By the by, it's utter nonsense that these forage fish aren't much as bait. Not only do large fluke savor s***heads but the largest can be live-lined for bass -- and any other gamefish. I've taken nonstop weakfish (years back) by netting larger hardheads, hooking and flipping them just off the drop-off of the back cut in Holgate. I also took a decent bass live-lining a large one.
DISTURBING HOLGATE EVENT: As my recent photo showed, a large sailboat was stubbornly grounded in Holgate. And it became a major effort to refloat it. It took the excavating of a big hole around the vessel to get it upright and finally pulled out to sea. In the wake of the boat's freedom, a disturbing tale came my way.
As if the owners of the vessel didn't have enough headaches, it turns out they also had to thwart a theft attempt during their unscheduled stay on the far south end. Essentially standing guard, two of the men from the vessel were sleeping inside the vessel Saturday night. In the wee hours, they were awakened by the sound of aluminum cans rustling. The ruckus was actually an improvised alarm system.
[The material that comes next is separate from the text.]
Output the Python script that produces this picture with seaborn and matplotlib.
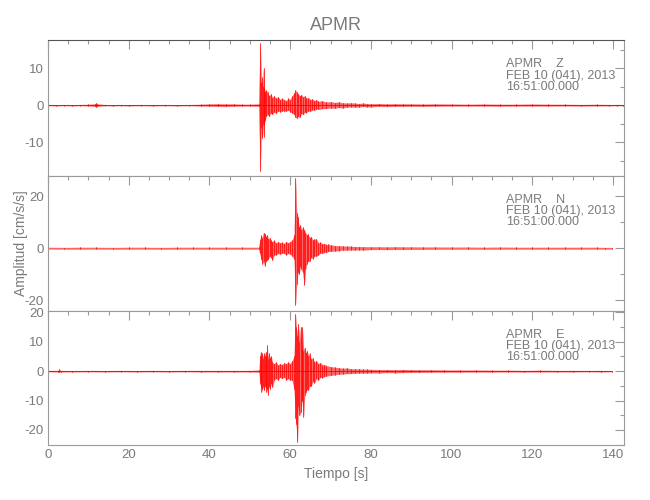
import pandas as pd
import numpy as np
import seaborn as sns
import matplotlib
matplotlib.use("Agg")
import matplotlib.pyplot as plt
from matplotlib.ticker import MultipleLocator

# Peak values (upper / lower envelope of the trace)
z_time = [0, 2, 4, 6, 8, 10, 11.6, 11.9, 12.2, 14, 16, 18,
          20, 23, 26, 29, 32, 35, 38, 40, 42, 44, 46, 48,
          50, 52.2, 52.6, 52.8, 53.0, 53.2, 53.4, 53.6, 53.8, 54.0, 54.4, 54.8,
          55.2, 55.6, 56.0, 56.5, 57.0, 57.5, 58.0, 58.5, 59.0, 59.5, 60.0, 60.5,
          61.0, 61.3, 61.6, 62.0, 62.4, 62.8, 63.2, 63.6, 64.0, 64.5, 65.0, 65.5,
          66.0, 66.5, 67, 68, 69, 70, 71, 72, 73, 74, 75, 76,
          77, 78, 79, 80, 82, 84, 86, 88, 90, 93, 96, 100,
          104, 108, 112, 116, 120, 124, 128, 132, 136, 139, 141, 142.5]
z_upper = [0.15, 0.1, 0.15, 0.1, 0.15, 0.2, 0.3, 0.6, 0.3, 0.15, 0.1, 0.15,
           0.1, 0.15, 0.1, 0.15, 0.1, 0.15, 0.2, 0.3, 0.35, 0.3, 0.3, 0.2,
           0.2, 0.3, 16.8, 6.0, 7.5, 5.0, 10.0, 4.5, 3.5, 4.0, 3.5, 2.5,
           3.0, 2.0, 2.5, 1.8, 2.2, 1.5, 1.8, 1.5, 1.2, 1.8, 1.5, 2.5,
           3.2, 4.1, 3.5, 3.0, 2.5, 2.8, 2.2, 2.5, 1.8, 2.0, 1.5, 1.6,
           1.2, 1.4, 1.0, 1.1, 0.8, 0.9, 0.7, 0.8, 0.6, 0.5, 0.6, 0.5,
           0.4, 0.5, 0.4, 0.35, 0.4, 0.3, 0.35, 0.3, 0.3, 0.25, 0.3, 0.25,
           0.2, 0.25, 0.2, 0.2, 0.25, 0.2, 0.2, 0.15, 0.2, 0.15, 0.15, 0.1]
z_lower = [-0.1, -0.15, -0.1, -0.15, -0.1, -0.15, -0.3, -0.5, -0.3, -0.1, -0.15, -0.1,
           -0.15, -0.1, -0.15, -0.1, -0.15, -0.1, -0.2, -0.25, -0.3, -0.35, -0.25, -0.2,
           -0.2, -0.3, -17.8, -6.0, -9.0, -5.0, -8.5, -5.0, -4.0, -3.0, -2.5, -3.0,
           -2.0, -2.5, -1.8, -2.2, -1.5, -1.8, -1.5, -1.5, -1.6, -1.2, -1.8, -2.0,
           -2.5, -3.2, -3.5, -3.0, -3.2, -2.2, -2.5, -1.8, -2.0, -1.5, -1.6, -1.2,
           -1.3, -1.0, -1.1, -0.9, -0.9, -0.7, -0.8, -0.6, -0.7, -0.5, -0.4, -0.5,
           -0.45, -0.35, -0.4, -0.4, -0.3, -0.35, -0.3, -0.3, -0.25, -0.3, -0.25, -0.2,
           -0.2, -0.2, -0.25, -0.2, -0.2, -0.2, -0.15, -0.2, -0.15, -0.15, -0.1, -0.1]

n_time = [0, 4, 8, 12, 16, 20, 24, 28, 32, 36, 40, 44,
          48, 52.2, 52.5, 52.8, 53.1, 53.4, 53.7, 54.0, 54.3, 54.6, 54.9, 55.2,
          55.6, 56.0, 56.5, 57.0, 57.5, 58.0, 58.5, 59.0, 59.5, 60.0, 60.5, 61.0,
          61.3, 61.6, 61.9, 62.2, 62.5, 62.8, 63.1, 63.5, 63.8, 64.1, 64.4, 64.8,
          65.2, 65.6, 66.0, 66.5, 67.0, 67.5, 68.0, 68.5, 69.0, 69.5, 70, 71,
          72, 73, 74, 75, 76, 77, 78, 80, 82, 84, 86, 88,
          90, 93, 96, 100, 104, 108, 112, 116, 120, 124, 128, 132,
          136, 138, 139.8]
n_upper = [0.3, 0.25, 0.3, 0.3, 0.25, 0.3, 0.3, 0.25, 0.3, 0.3, 0.3, 0.3,
           0.3, 0.3, 3.0, 5.0, 4.0, 6.0, 5.5, 4.5, 5.0, 3.5, 4.0, 3.0,
           2.5, 3.0, 2.0, 2.5, 2.0, 2.2, 1.8, 2.5, 2.0, 2.5, 3.0, 5.0,
           26.9, 13.6, 12.0, 8.0, 9.0, 7.0, 8.0, 7.0, 6.0, 5.0, 5.5, 4.0,
           4.5, 3.0, 3.5, 3.4, 2.0, 2.2, 1.6, 1.8, 1.4, 1.5, 1.2, 1.0,
           0.9, 0.8, 0.7, 0.7, 0.6, 0.6, 0.55, 0.5, 0.5, 0.45, 0.5, 0.45,
           0.45, 0.4, 0.4, 0.35, 0.35, 0.3, 0.35, 0.3, 0.3, 0.3, 0.3, 0.3,
           0.3, 0.25, 0.25]
n_lower = [-0.25, -0.3, -0.3, -0.25, -0.3, -0.3, -0.25, -0.3, -0.3, -0.25, -0.3, -0.3,
           -0.3, -0.3, -2.0, -4.0, -6.0, -5.0, -6.7, -5.0, -4.5, -4.0, -3.0, -3.5,
           -4.5, -2.5, -2.5, -2.0, -2.2, -1.8, -2.0, -2.5, -2.0, -2.2, -3.0, -4.0,
           -21.7, -13.7, -9.0, -10.0, -7.0, -8.0, -9.0, -14.0, -8.0, -6.0, -5.0, -5.0,
           -3.5, -4.0, -3.0, -3.0, -2.5, -1.8, -2.0, -1.5, -1.5, -1.2, -1.2, -1.0,
           -0.9, -0.7, -0.7, -0.6, -0.6, -0.55, -0.6, -0.5, -0.45, -0.5, -0.45, -0.45,
           -0.4, -0.4, -0.35, -0.35, -0.3, -0.35, -0.3, -0.3, -0.3, -0.3, -0.3, -0.3,
           -0.25, -0.3, -0.25]

e_time = [0, 2.5, 2.8, 3.1, 6, 10, 14, 18, 22, 26, 30, 34,
          38, 42, 46, 50, 52.3, 52.5, 52.7, 52.9, 53.1, 53.3, 53.5, 53.7,
          53.9, 54.1, 54.3, 54.5, 54.7, 55.0, 55.3, 55.6, 56.0, 56.5, 57.0, 57.5,
          58.0, 58.5, 59.0, 59.5, 60.0, 60.5, 61.0, 61.3, 61.5, 61.8, 62.0, 62.3,
          62.6, 62.9, 63.0, 63.3, 63.6, 63.9, 64.2, 64.5, 64.8, 65.2, 65.6, 66.0,
          66.5, 67.0, 67.5, 68.0, 68.5, 69, 70, 71, 72, 73, 74, 75,
          76, 77, 78, 79, 80, 82, 84, 86, 88, 90, 92, 95,
          98, 102, 106, 110, 114, 118, 122, 126, 130, 134, 137, 139.8]
e_upper = [0.2, 0.2, 0.6, 0.2, 0.15, 0.2, 0.15, 0.2, 0.15, 0.2, 0.15, 0.2,
           0.2, 0.2, 0.2, 0.2, 0.3, 5.0, 6.5, 5.0, 6.0, 4.0, 6.0, 5.0,
           6.5, 5.0, 8.8, 4.0, 6.0, 4.5, 5.0, 3.0, 2.5, 3.0, 2.0, 2.5,
           2.2, 2.8, 2.5, 3.0, 2.5, 3.5, 5.0, 19.3, 15.0, 12.0, 16.0, 10.0,
           15.0, 8.0, 15.0, 7.0, 8.0, 6.0, 7.0, 5.0, 6.0, 4.0, 4.5, 3.0,
           3.5, 2.5, 2.8, 2.0, 2.2, 1.8, 1.5, 1.3, 1.1, 0.9, 1.0, 0.8,
           0.7, 0.7, 0.6, 0.6, 0.55, 0.5, 0.5, 0.45, 0.5, 0.45, 0.4, 0.4,
           0.35, 0.3, 0.3, 0.25, 0.25, 0.2, 0.25, 0.2, 0.2, 0.2, 0.2, 0.15]
e_lower = [-0.15, -0.2, -0.3, -0.2, -0.2, -0.15, -0.2, -0.15, -0.2, -0.15, -0.2, -0.15,
           -0.2, -0.2, -0.2, -0.2, -0.3, -4.0, -5.0, -7.0, -6.0, -5.0, -6.5, -5.0,
           -5.5, -7.0, -6.0, -8.1, -5.0, -6.0, -4.0, -5.5, -3.0, -2.5, -3.0, -2.0,
           -2.5, -2.0, -3.0, -2.5, -3.0, -3.0, -6.0, -16.0, -18.0, -24.0, -12.0, -15.0,
           -14.0, -9.0, -10.0, -15.5, -8.0, -7.0, -6.0, -6.5, -5.0, -5.0, -3.5, -4.0,
           -2.5, -3.0, -2.0, -2.2, -1.8, -1.6, -1.4, -1.2, -1.0, -0.9, -0.8, -0.8,
           -0.7, -0.6, -0.6, -0.6, -0.5, -0.55, -0.45, -0.5, -0.45, -0.4, -0.4, -0.35,
           -0.3, -0.3, -0.25, -0.25, -0.2, -0.25, -0.2, -0.2, -0.2, -0.15, -0.2, -0.15]

station = "APMR"
components = ["Z", "N", "E"]
date_label = "FEB 10 (041), 2013"
time_label = "16:51:00.000"
y_limits = [(-19.0, 17.6), (-24.0, 28.0), (-25.1, 20.6)]
y_major = [10, 20, 10]
y_minor = [5, 10, 5]
x_max = 142.6

GRAY = "#7a7a7a"
SPINE = "#9a9a9a"

sns.set_theme(style="white")
plt.rcParams["font.family"] = ["Liberation Sans", "DejaVu Sans"]
plt.rcParams["axes.unicode_minus"] = False


def peak_frame(t, up, lo):
    # one vertical stroke per read peak (lower -> upper)
    rows = []
    for k, (ti, u, l) in enumerate(zip(t, up, lo)):
        rows.append((k, ti, l))
        rows.append((k, ti, u))
    return pd.DataFrame(rows, columns=["sample", "t", "amp"])


series = [
    (z_time, z_upper, z_lower),
    (n_time, n_upper, n_lower),
    (e_time, e_upper, e_lower),
]

fig = plt.figure(figsize=(6.5, 5), dpi=100)
left = 48 / 650
width = 575.5 / 650
tops = [40, 175.5, 310.5]
bottoms = [175.5, 310.5, 445]

axes = []
for i, (t, up, lo) in enumerate(series):
    ax = fig.add_axes([left, 1 - bottoms[i] / 500, width, (bottoms[i] - tops[i]) / 500])
    # envelope band, then the individual oscillation peaks on top
    ax.fill_between(t, lo, up, color="#ff0000", alpha=0.6, linewidth=0.3,
                    edgecolor="#ff4040")
    if components[i] != "N":
        # darker baseline seen on the Z and E traces
        ax.plot([t[0], t[-1]], [0, 0], color="#9a1010", linewidth=0.5, zorder=1.5)
    sns.lineplot(data=peak_frame(t, up, lo), x="t", y="amp", units="sample",
                 sort=False, estimator=None, color="#ff0000", linewidth=0.5, ax=ax)
    ax.set_xlim(0, x_max)
    ax.set_ylim(*y_limits[i])
    ax.xaxis.set_major_locator(MultipleLocator(20))
    ax.xaxis.set_minor_locator(MultipleLocator(5))
    ax.yaxis.set_major_locator(MultipleLocator(y_major[i]))
    ax.yaxis.set_minor_locator(MultipleLocator(y_minor[i]))
    ax.tick_params(which="both", direction="in", top=True, right=True,
                   colors=SPINE, labelcolor=GRAY, labelsize=9.5)
    ax.tick_params(which="major", length=6.5, width=0.8)
    ax.tick_params(which="minor", length=3.2, width=0.8)
    ax.tick_params(axis="y", pad=3)
    ax.tick_params(axis="x", pad=3)
    for s in ax.spines.values():
        s.set_color(SPINE)
        s.set_linewidth(0.8)
    ax.set_xlabel("")
    ax.set_ylabel("")
    if i < 2:
        ax.tick_params(axis="x", labelbottom=False)
    ax.text(0.796, 0.865, f"{station}    {components[i]}\n{date_label}\n{time_label}",
            transform=ax.transAxes, ha="left", va="top", fontsize=9,
            color=GRAY, linespacing=0.92)
    axes.append(ax)

axes[0].spines["top"].set_color("#555555")
axes[0].set_title(station, fontsize=13, color=GRAY, pad=7)
axes[1].set_ylabel("Amplitud [cm/s/s]", fontsize=10, color=GRAY)
axes[1].yaxis.set_label_coords(-0.035, 0.5)
axes[2].set_xlabel("Tiempo [s]", fontsize=10, color=GRAY, labelpad=4)

fig.savefig("out.png", dpi=100)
The men had rigged their topside motorized dinghy to rattle should anyone mess with it. Seems the men knew human nature all too well. Sure enough, within the black of night someone of the lowest of seaside scruples had snuck up to the grounded boat, figured no one was around and went after dinghy's motor. The lowlife actually got the motor off the mount. As he was on the move, he must have tripped the canny alarm. The men inside awoke but then had to somehow negotiate their ways out of the heavily a-lean vessel -- no small task if you've ever tried to move quickly on a thoroughly askew surface.
By the time the men reached the deck, the thief-in-the-night realized he had been detected. He dropped the loosed motor, scurried off to a nearby Jeep-type SUV and rattled off. The men were so thankful just to recover the motor they didn't pursue the thief, via a call to the cops.
While it might be said that all's well that ends well, a scummy act like this flies in the face of all Holgate buggyists. In fact, this theft try might have featured someone who had seen or heard about the stranded vessel and made a move on it, not necessarily a Holgate regular.